▶ **Recorded information**:
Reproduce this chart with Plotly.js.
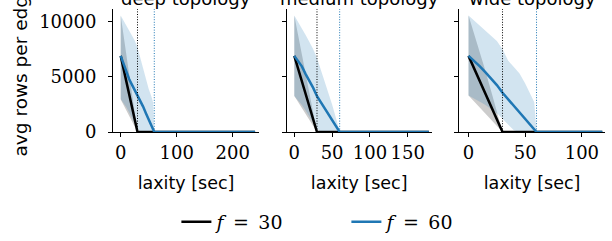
<!DOCTYPE html>
<html>
<head>
<meta charset="utf-8">
<script src="https://cdn.plot.ly/plotly-3.0.1.min.js"></script>
<style>html,body{margin:0;padding:0;background:#fff;}#chart{width:612px;height:241px;}</style>
</head>
<body>
<div id="chart"></div>
<script>
// ---- data ----
const topologies = ["deep topology", "medium topology", "wide topology"];
const fValues = [30, 60];
const seriesNames = ["<i>f</i>\u2002=\u200230", "<i>f</i>\u2002=\u200260"];
const laxity = [0, 5, 10, 15, 20, 25, 30, 35, 40, 45, 50, 55, 58, 60];
const laxityMax = [240, 178, 118];
const xTicks = [[0, 100, 200], [0, 50, 100, 150], [0, 50, 100]];
const yTicks = [0, 5000, 10000];

// deep topology
const deepMean30 = [6900, 5750, 4600, 3450, 2300, 1150, 0, 0, 0, 0, 0, 0, 0, 0, 0];
const deepLow30  = [2950, 2460, 1970, 1480, 980, 490, 0, 0, 0, 0, 0, 0, 0, 0, 0];
const deepHigh30 = [10550, 8790, 7030, 5270, 3520, 1760, 0, 0, 0, 0, 0, 0, 0, 0, 0];
const deepMean60 = [6900, 6200, 5500, 4800, 4300, 3800, 3350, 2850, 2300, 1700, 1150, 600, 250, 0, 0];
const deepLow60  = [3000, 2650, 2250, 1800, 1300, 800, 300, 0, 0, 0, 0, 0, 0, 0, 0];
const deepHigh60 = [10550, 10100, 9650, 9200, 8750, 8300, 7670, 6700, 5700, 4700, 3900, 3200, 2660, 0, 0];

// medium topology
const medMean30 = [6900, 5750, 4600, 3450, 2300, 1150, 0, 0, 0, 0, 0, 0, 0, 0, 0];
const medLow30  = [3270, 2720, 2180, 1640, 1090, 550, 0, 0, 0, 0, 0, 0, 0, 0, 0];
const medHigh30 = [10550, 8790, 7030, 5270, 3520, 1760, 0, 0, 0, 0, 0, 0, 0, 0, 0];
const medMean60 = [6900, 6450, 5950, 5250, 4650, 4000, 3250, 2700, 2100, 1550, 1000, 450, 150, 0, 0];
const medLow60  = [3270, 2900, 2450, 1950, 1400, 850, 300, 0, 0, 0, 0, 0, 0, 0, 0];
const medHigh60 = [10550, 10000, 9450, 8800, 8150, 7500, 6700, 5700, 4650, 3600, 2500, 1300, 500, 0, 0];

// wide topology
const wideMean30 = [6900, 5750, 4600, 3450, 2300, 1150, 0, 0, 0, 0, 0, 0, 0, 0, 0];
const wideLow30  = [3300, 2750, 2200, 1650, 1100, 550, 0, 0, 0, 0, 0, 0, 0, 0, 0];
const wideHigh30 = [10550, 8900, 7200, 5500, 3700, 1900, 0, 0, 0, 0, 0, 0, 0, 0, 0];
const wideMean60 = [6900, 6450, 5950, 5400, 4850, 4250, 3550, 2950, 2400, 1800, 1250, 600, 250, 0, 0];
const wideLow60  = [3300, 3050, 2750, 2450, 2100, 1700, 1200, 650, 150, 0, 0, 0, 0, 0, 0];
const wideHigh60 = [10550, 10100, 9600, 9150, 8700, 8250, 7500, 6450, 5900, 5300, 4400, 3400, 2700, 0, 0];

const panels = [
  {mean: [deepMean30, deepMean60], low: [deepLow30, deepLow60], high: [deepHigh30, deepHigh60]},
  {mean: [medMean30, medMean60], low: [medLow30, medLow60], high: [medHigh30, medHigh60]},
  {mean: [wideMean30, wideMean60], low: [wideLow30, wideLow60], high: [wideHigh30, wideHigh60]}
];

// ---- styling ----
const lineColors = ["#000000", "#1f77b4"];
const bandColors = ["rgba(0,0,0,0.2)", "rgba(31,119,180,0.2)"];
const xDomains = [[113/612, 259/612], [286.7/612, 431.7/612], [459/612, 605/612]];
const xRanges = [[-13.75, 247], [-10.05, 181.7], [-8.4, 120.4]];
const yRange = [0, 11150];
const sans = "DejaVu Sans";
const serif = "DejaVu Serif";

const traces = [];
const shapes = [];
const annotations = [];
const layout = {
  width: 612, height: 241,
  margin: {l: 0, r: 0, t: 9, b: 109},
  paper_bgcolor: "#fff", plot_bgcolor: "#fff",
  showlegend: true,
  legend: {orientation: "h", x: 0.566, xanchor: "center", y: 1 - (222 - 9) / 123, yanchor: "middle",
           font: {family: serif, size: 19, color: "#000"}, entrywidth: 125, bgcolor: "rgba(0,0,0,0)"},
  shapes: shapes, annotations: annotations
};

panels.forEach((p, i) => {
  const n = i === 0 ? "" : String(i + 1);
  const xa = "x" + n, ya = "y" + n;
  const xs = laxity.concat([laxityMax[i]]);
  for (let k = 0; k < 2; k++) {
    traces.push({x: xs, y: p.low[k], xaxis: xa, yaxis: ya, mode: "lines", line: {width: 0},
                 showlegend: false, hoverinfo: "skip"});
    traces.push({x: xs, y: p.high[k], xaxis: xa, yaxis: ya, mode: "lines", line: {width: 0},
                 fill: "tonexty", fillcolor: bandColors[k], showlegend: false, hoverinfo: "skip"});
  }
  for (let k = 0; k < 2; k++) {
    traces.push({x: xs, y: p.mean[k], xaxis: xa, yaxis: ya, mode: "lines",
                 line: {color: lineColors[k], width: 2.5}, name: seriesNames[k],
                 showlegend: i === 0, legendgroup: "g" + k});
  }
  fValues.forEach((f, k) => {
    shapes.push({type: "line", xref: xa, yref: ya + " domain", x0: f, x1: f, y0: 0, y1: 1,
                 line: {color: lineColors[k], width: 1, dash: "1px,1.6px"}, layer: "above"});
  });
  layout["xaxis" + n] = {
    domain: xDomains[i], anchor: ya, range: xRanges[i],
    tickvals: xTicks[i], ticktext: xTicks[i].map(String),
    showline: true, linecolor: "#000", linewidth: 1, mirror: false,
    ticks: "outside", ticklen: 4, tickwidth: 1, tickcolor: "#000",
    showgrid: false, zeroline: false, ticklabelstandoff: 0,
    tickfont: {family: serif, size: 18, color: "#000"},
    title: {text: "laxity [sec]", font: {family: sans, size: 17.5, color: "#000"}, standoff: 15}
  };
  layout["yaxis" + n] = {
    domain: [0, 1], anchor: xa, range: yRange, matches: i === 0 ? undefined : "y",
    tickvals: yTicks, ticktext: yTicks.map(String), showticklabels: i === 0,
    showline: true, linecolor: "#000", linewidth: 1, mirror: false,
    ticks: "outside", ticklen: 4, tickwidth: 1, tickcolor: "#000",
    showgrid: false, zeroline: false, ticklabelstandoff: 8,
    tickfont: {family: serif, size: 18, color: "#000"},
    title: i === 0 ? {text: "avg rows per edge", font: {family: sans, size: 18.5, color: "#000"}, standoff: 6} : {text: ""}
  };
  annotations.push({text: topologies[i], xref: "paper", yref: "paper",
                    x: (xDomains[i][0] + xDomains[i][1]) / 2, y: 1 - (-2 - 9) / 123,
                    xanchor: "center", yanchor: "middle", showarrow: false,
                    font: {family: sans, size: 18, color: "#000"}});
});

Plotly.newPlot("chart", traces, layout, {staticPlot: true, displayModeBar: false});
</script>
</body>
</html>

▶ **What you need to do**:
In the copy, include no pictures; restate the listing above exactly.

▶ **Solution**:
Reproduce this chart with Plotly.js.
<!DOCTYPE html>
<html>
<head>
<meta charset="utf-8">
<script src="https://cdn.plot.ly/plotly-3.0.1.min.js"></script>
<style>html,body{margin:0;padding:0;background:#fff;}#chart{width:612px;height:241px;}</style>
</head>
<body>
<div id="chart"></div>
<script>
// ---- data ----
const topologies = ["deep topology", "medium topology", "wide topology"];
const fValues = [30, 60];
const seriesNames = ["<i>f</i>\u2002=\u200230", "<i>f</i>\u2002=\u200260"];
const laxity = [0, 5, 10, 15, 20, 25, 30, 35, 40, 45, 50, 55, 58, 60];
const laxityMax = [240, 178, 118];
const xTicks = [[0, 100, 200], [0, 50, 100, 150], [0, 50, 100]];
const yTicks = [0, 5000, 10000];

// deep topology
const deepMean30 = [6900, 5750, 4600, 3450, 2300, 1150, 0, 0, 0, 0, 0, 0, 0, 0, 0];
const deepLow30  = [2950, 2460, 1970, 1480, 980, 490, 0, 0, 0, 0, 0, 0, 0, 0, 0];
const deepHigh30 = [10550, 8790, 7030, 5270, 3520, 1760, 0, 0, 0, 0, 0, 0, 0, 0, 0];
const deepMean60 = [6900, 6200, 5500, 4800, 4300, 3800, 3350, 2850, 2300, 1700, 1150, 600, 250, 0, 0];
const deepLow60  = [3000, 2650, 2250, 1800, 1300, 800, 300, 0, 0, 0, 0, 0, 0, 0, 0];
const deepHigh60 = [10550, 10100, 9650, 9200, 8750, 8300, 7670, 6700, 5700, 4700, 3900, 3200, 2660, 0, 0];

// medium topology
const medMean30 = [6900, 5750, 4600, 3450, 2300, 1150, 0, 0, 0, 0, 0, 0, 0, 0, 0];
const medLow30  = [3270, 2720, 2180, 1640, 1090, 550, 0, 0, 0, 0, 0, 0, 0, 0, 0];
const medHigh30 = [10550, 8790, 7030, 5270, 3520, 1760, 0, 0, 0, 0, 0, 0, 0, 0, 0];
const medMean60 = [6900, 6450, 5950, 5250, 4650, 4000, 3250, 2700, 2100, 1550, 1000, 450, 150, 0, 0];
const medLow60  = [3270, 2900, 2450, 1950, 1400, 850, 300, 0, 0, 0, 0, 0, 0, 0, 0];
const medHigh60 = [10550, 10000, 9450, 8800, 8150, 7500, 6700, 5700, 4650, 3600, 2500, 1300, 500, 0, 0];

// wide topology
const wideMean30 = [6900, 5750, 4600, 3450, 2300, 1150, 0, 0, 0, 0, 0, 0, 0, 0, 0];
const wideLow30  = [3300, 2750, 2200, 1650, 1100, 550, 0, 0, 0, 0, 0, 0, 0, 0, 0];
const wideHigh30 = [10550, 8900, 7200, 5500, 3700, 1900, 0, 0, 0, 0, 0, 0, 0, 0, 0];
const wideMean60 = [6900, 6450, 5950, 5400, 4850, 4250, 3550, 2950, 2400, 1800, 1250, 600, 250, 0, 0];
const wideLow60  = [3300, 3050, 2750, 2450, 2100, 1700, 1200, 650, 150, 0, 0, 0, 0, 0, 0];
const wideHigh60 = [10550, 10100, 9600, 9150, 8700, 8250, 7500, 6450, 5900, 5300, 4400, 3400, 2700, 0, 0];

const panels = [
  {mean: [deepMean30, deepMean60], low: [deepLow30, deepLow60], high: [deepHigh30, deepHigh60]},
  {mean: [medMean30, medMean60], low: [medLow30, medLow60], high: [medHigh30, medHigh60]},
  {mean: [wideMean30, wideMean60], low: [wideLow30, wideLow60], high: [wideHigh30, wideHigh60]}
];

// ---- styling ----
const lineColors = ["#000000", "#1f77b4"];
const bandColors = ["rgba(0,0,0,0.2)", "rgba(31,119,180,0.2)"];
const xDomains = [[113/612, 259/612], [286.7/612, 431.7/612], [459/612, 605/612]];
const xRanges = [[-13.75, 247], [-10.05, 181.7], [-8.4, 120.4]];
const yRange = [0, 11150];
const sans = "DejaVu Sans";
const serif = "DejaVu Serif";

const traces = [];
const shapes = [];
const annotations = [];
const layout = {
  width: 612, height: 241,
  margin: {l: 0, r: 0, t: 9, b: 109},
  paper_bgcolor: "#fff", plot_bgcolor: "#fff",
  showlegend: true,
  legend: {orientation: "h", x: 0.566, xanchor: "center", y: 1 - (222 - 9) / 123, yanchor: "middle",
           font: {family: serif, size: 19, color: "#000"}, entrywidth: 125, bgcolor: "rgba(0,0,0,0)"},
  shapes: shapes, annotations: annotations
};

panels.forEach((p, i) => {
  const n = i === 0 ? "" : String(i + 1);
  const xa = "x" + n, ya = "y" + n;
  const xs = laxity.concat([laxityMax[i]]);
  for (let k = 0; k < 2; k++) {
    traces.push({x: xs, y: p.low[k], xaxis: xa, yaxis: ya, mode: "lines", line: {width: 0},
                 showlegend: false, hoverinfo: "skip"});
    traces.push({x: xs, y: p.high[k], xaxis: xa, yaxis: ya, mode: "lines", line: {width: 0},
                 fill: "tonexty", fillcolor: bandColors[k], showlegend: false, hoverinfo: "skip"});
  }
  for (let k = 0; k < 2; k++) {
    traces.push({x: xs, y: p.mean[k], xaxis: xa, yaxis: ya, mode: "lines",
                 line: {color: lineColors[k], width: 2.5}, name: seriesNames[k],
                 showlegend: i === 0, legendgroup: "g" + k});
  }
  fValues.forEach((f, k) => {
    shapes.push({type: "line", xref: xa, yref: ya + " domain", x0: f, x1: f, y0: 0, y1: 1,
                 line: {color: lineColors[k], width: 1, dash: "1px,1.6px"}, layer: "above"});
  });
  layout["xaxis" + n] = {
    domain: xDomains[i], anchor: ya, range: xRanges[i],
    tickvals: xTicks[i], ticktext: xTicks[i].map(String),
    showline: true, linecolor: "#000", linewidth: 1, mirror: false,
    ticks: "outside", ticklen: 4, tickwidth: 1, tickcolor: "#000",
    showgrid: false, zeroline: false, ticklabelstandoff: 0,
    tickfont: {family: serif, size: 18, color: "#000"},
    title: {text: "laxity [sec]", font: {family: sans, size: 17.5, color: "#000"}, standoff: 15}
  };
  layout["yaxis" + n] = {
    domain: [0, 1], anchor: xa, range: yRange, matches: i === 0 ? undefined : "y",
    tickvals: yTicks, ticktext: yTicks.map(String), showticklabels: i === 0,
    showline: true, linecolor: "#000", linewidth: 1, mirror: false,
    ticks: "outside", ticklen: 4, tickwidth: 1, tickcolor: "#000",
    showgrid: false, zeroline: false, ticklabelstandoff: 8,
    tickfont: {family: serif, size: 18, color: "#000"},
    title: i === 0 ? {text: "avg rows per edge", font: {family: sans, size: 18.5, color: "#000"}, standoff: 6} : {text: ""}
  };
  annotations.push({text: topologies[i], xref: "paper", yref: "paper",
                    x: (xDomains[i][0] + xDomains[i][1]) / 2, y: 1 - (-2 - 9) / 123,
                    xanchor: "center", yanchor: "middle", showarrow: false,
                    font: {family: sans, size: 18, color: "#000"}});
});

Plotly.newPlot("chart", traces, layout, {staticPlot: true, displayModeBar: false});
</script>
</body>
</html>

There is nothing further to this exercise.